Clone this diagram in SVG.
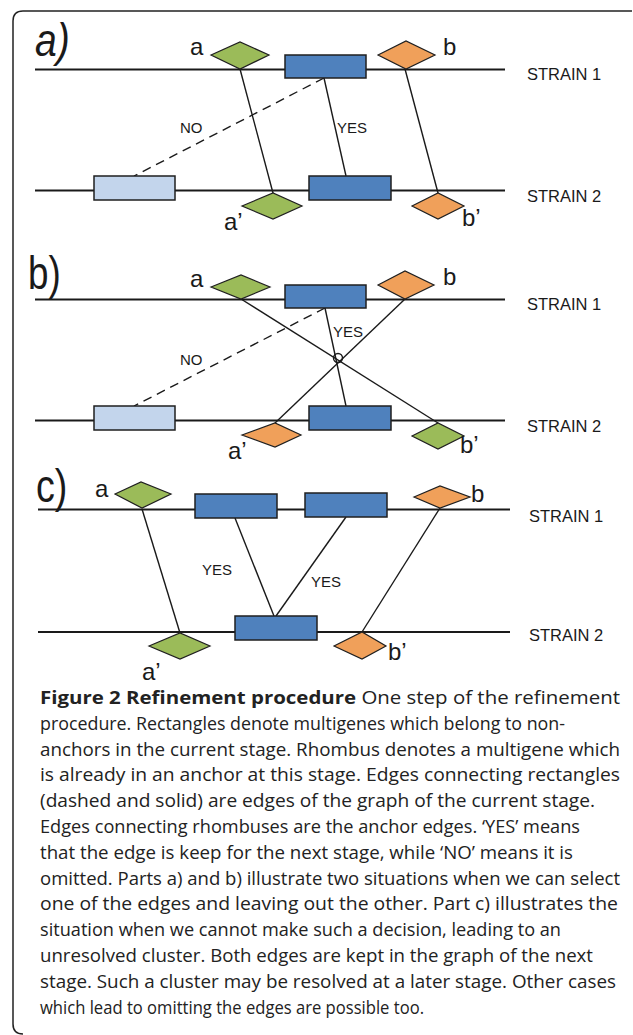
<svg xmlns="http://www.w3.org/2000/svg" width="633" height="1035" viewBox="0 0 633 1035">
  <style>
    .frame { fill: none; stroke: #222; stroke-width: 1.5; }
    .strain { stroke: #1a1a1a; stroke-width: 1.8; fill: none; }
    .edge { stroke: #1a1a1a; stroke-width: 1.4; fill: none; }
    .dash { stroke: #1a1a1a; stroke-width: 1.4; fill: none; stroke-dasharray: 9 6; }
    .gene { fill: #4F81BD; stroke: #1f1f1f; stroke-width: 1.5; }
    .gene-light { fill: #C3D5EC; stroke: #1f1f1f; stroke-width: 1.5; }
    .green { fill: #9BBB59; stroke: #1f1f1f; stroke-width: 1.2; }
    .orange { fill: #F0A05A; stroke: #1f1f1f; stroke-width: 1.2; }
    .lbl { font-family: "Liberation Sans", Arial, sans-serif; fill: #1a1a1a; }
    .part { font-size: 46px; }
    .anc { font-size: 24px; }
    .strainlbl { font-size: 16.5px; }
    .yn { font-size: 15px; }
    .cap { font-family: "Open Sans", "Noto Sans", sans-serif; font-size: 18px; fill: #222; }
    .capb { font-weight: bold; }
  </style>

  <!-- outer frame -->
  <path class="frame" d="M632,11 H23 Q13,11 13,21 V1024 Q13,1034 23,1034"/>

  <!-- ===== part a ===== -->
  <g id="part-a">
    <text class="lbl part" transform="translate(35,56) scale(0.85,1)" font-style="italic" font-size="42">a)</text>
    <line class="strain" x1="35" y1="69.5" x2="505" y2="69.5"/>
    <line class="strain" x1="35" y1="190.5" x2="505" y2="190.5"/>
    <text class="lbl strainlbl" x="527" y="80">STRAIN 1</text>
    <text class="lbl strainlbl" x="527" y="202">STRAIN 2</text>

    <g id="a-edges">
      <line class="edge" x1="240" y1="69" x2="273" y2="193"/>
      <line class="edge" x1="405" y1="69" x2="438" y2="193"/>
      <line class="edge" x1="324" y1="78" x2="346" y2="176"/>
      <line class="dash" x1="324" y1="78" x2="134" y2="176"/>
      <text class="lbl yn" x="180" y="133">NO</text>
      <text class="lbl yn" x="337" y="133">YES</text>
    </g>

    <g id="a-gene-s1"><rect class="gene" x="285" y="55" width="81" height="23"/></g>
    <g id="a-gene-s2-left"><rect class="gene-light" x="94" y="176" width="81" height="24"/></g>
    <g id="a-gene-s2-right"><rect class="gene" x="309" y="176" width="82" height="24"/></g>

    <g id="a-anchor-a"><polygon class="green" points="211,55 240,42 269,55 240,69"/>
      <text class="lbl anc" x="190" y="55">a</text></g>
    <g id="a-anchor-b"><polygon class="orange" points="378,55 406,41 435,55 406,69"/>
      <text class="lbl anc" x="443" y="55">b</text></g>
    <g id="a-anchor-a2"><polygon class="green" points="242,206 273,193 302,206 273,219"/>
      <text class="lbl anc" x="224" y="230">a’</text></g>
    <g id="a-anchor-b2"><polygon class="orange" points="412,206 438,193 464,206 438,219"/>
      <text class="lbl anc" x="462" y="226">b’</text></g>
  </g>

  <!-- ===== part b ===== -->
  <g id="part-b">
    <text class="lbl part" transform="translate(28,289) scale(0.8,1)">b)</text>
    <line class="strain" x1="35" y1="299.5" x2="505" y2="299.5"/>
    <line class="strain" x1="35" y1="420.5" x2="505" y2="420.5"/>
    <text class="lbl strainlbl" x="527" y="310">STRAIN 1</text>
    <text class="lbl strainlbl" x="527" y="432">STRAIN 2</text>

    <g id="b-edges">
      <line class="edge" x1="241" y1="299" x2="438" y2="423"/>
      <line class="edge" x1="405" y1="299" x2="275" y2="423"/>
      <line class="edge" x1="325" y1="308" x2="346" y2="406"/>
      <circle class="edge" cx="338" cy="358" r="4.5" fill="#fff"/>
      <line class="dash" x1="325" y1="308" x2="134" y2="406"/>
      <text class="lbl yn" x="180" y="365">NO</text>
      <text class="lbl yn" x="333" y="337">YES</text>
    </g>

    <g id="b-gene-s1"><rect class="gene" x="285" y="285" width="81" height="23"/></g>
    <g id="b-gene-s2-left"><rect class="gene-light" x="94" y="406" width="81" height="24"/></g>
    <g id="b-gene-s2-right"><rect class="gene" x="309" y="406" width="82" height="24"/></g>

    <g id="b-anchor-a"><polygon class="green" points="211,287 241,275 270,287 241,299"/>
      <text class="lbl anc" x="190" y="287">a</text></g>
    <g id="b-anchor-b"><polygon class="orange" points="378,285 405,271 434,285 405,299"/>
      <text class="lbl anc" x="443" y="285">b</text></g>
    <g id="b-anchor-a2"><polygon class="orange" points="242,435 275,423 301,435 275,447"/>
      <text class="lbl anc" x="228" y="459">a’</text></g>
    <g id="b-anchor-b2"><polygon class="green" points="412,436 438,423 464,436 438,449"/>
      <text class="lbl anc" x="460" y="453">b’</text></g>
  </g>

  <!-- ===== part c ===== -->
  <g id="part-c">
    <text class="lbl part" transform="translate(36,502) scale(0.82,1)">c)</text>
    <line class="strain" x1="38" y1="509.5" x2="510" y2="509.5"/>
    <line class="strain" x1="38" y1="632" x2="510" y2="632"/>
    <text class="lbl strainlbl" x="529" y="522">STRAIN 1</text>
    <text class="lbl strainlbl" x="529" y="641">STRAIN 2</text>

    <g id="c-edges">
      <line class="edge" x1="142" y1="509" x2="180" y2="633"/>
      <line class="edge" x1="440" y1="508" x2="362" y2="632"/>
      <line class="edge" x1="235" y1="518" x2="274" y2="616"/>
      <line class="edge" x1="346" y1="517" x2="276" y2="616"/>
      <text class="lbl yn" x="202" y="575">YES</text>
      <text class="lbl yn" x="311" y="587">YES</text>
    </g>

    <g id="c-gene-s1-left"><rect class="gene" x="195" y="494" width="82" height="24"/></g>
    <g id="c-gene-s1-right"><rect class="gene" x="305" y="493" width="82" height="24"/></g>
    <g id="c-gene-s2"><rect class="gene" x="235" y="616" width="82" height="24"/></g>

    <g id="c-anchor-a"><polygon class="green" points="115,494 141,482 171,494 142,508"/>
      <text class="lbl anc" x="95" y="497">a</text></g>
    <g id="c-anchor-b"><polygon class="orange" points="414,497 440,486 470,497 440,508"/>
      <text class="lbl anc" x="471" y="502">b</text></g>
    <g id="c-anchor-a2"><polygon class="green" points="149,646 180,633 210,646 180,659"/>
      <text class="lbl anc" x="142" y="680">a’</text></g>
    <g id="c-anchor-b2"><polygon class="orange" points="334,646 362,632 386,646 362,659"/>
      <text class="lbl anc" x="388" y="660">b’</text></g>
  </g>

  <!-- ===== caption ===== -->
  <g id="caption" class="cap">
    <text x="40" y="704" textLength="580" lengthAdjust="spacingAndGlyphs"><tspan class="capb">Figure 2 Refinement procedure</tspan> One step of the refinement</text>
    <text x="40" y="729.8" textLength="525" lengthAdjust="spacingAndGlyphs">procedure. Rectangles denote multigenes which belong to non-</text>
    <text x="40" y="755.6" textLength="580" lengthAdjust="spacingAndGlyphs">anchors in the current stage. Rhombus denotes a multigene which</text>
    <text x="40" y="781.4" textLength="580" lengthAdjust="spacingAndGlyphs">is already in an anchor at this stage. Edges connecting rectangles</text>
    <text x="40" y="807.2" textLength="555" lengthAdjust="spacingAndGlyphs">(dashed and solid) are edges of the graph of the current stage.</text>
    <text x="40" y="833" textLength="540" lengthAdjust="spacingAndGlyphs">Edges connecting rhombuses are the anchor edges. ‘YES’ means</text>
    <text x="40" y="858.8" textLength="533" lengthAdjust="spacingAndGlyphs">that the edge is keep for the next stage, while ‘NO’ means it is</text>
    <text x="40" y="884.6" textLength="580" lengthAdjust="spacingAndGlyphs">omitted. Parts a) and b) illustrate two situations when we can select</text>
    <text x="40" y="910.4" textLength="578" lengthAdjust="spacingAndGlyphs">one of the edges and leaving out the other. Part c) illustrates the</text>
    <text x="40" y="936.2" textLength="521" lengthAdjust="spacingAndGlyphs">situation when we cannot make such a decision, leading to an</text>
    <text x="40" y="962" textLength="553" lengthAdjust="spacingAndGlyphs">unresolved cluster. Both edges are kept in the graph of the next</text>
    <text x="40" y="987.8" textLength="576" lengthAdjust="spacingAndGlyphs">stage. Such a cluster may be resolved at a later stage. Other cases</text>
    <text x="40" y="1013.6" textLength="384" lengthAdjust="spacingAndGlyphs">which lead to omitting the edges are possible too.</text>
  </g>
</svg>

===

*Exercise instructions*
Pictures excluded, repeat exactly the lines from the top of the material through the line with "H23 Q13,11 13,21", including both of those lines.

*The completed task*
Clone this diagram in SVG.
<svg xmlns="http://www.w3.org/2000/svg" width="633" height="1035" viewBox="0 0 633 1035">
  <style>
    .frame { fill: none; stroke: #222; stroke-width: 1.5; }
    .strain { stroke: #1a1a1a; stroke-width: 1.8; fill: none; }
    .edge { stroke: #1a1a1a; stroke-width: 1.4; fill: none; }
    .dash { stroke: #1a1a1a; stroke-width: 1.4; fill: none; stroke-dasharray: 9 6; }
    .gene { fill: #4F81BD; stroke: #1f1f1f; stroke-width: 1.5; }
    .gene-light { fill: #C3D5EC; stroke: #1f1f1f; stroke-width: 1.5; }
    .green { fill: #9BBB59; stroke: #1f1f1f; stroke-width: 1.2; }
    .orange { fill: #F0A05A; stroke: #1f1f1f; stroke-width: 1.2; }
    .lbl { font-family: "Liberation Sans", Arial, sans-serif; fill: #1a1a1a; }
    .part { font-size: 46px; }
    .anc { font-size: 24px; }
    .strainlbl { font-size: 16.5px; }
    .yn { font-size: 15px; }
    .cap { font-family: "Open Sans", "Noto Sans", sans-serif; font-size: 18px; fill: #222; }
    .capb { font-weight: bold; }
  </style>

  <!-- outer frame -->
  <path class="frame" d="M632,11 H23 Q13,11 13,21 V1024 Q13,1034 23,1034"/>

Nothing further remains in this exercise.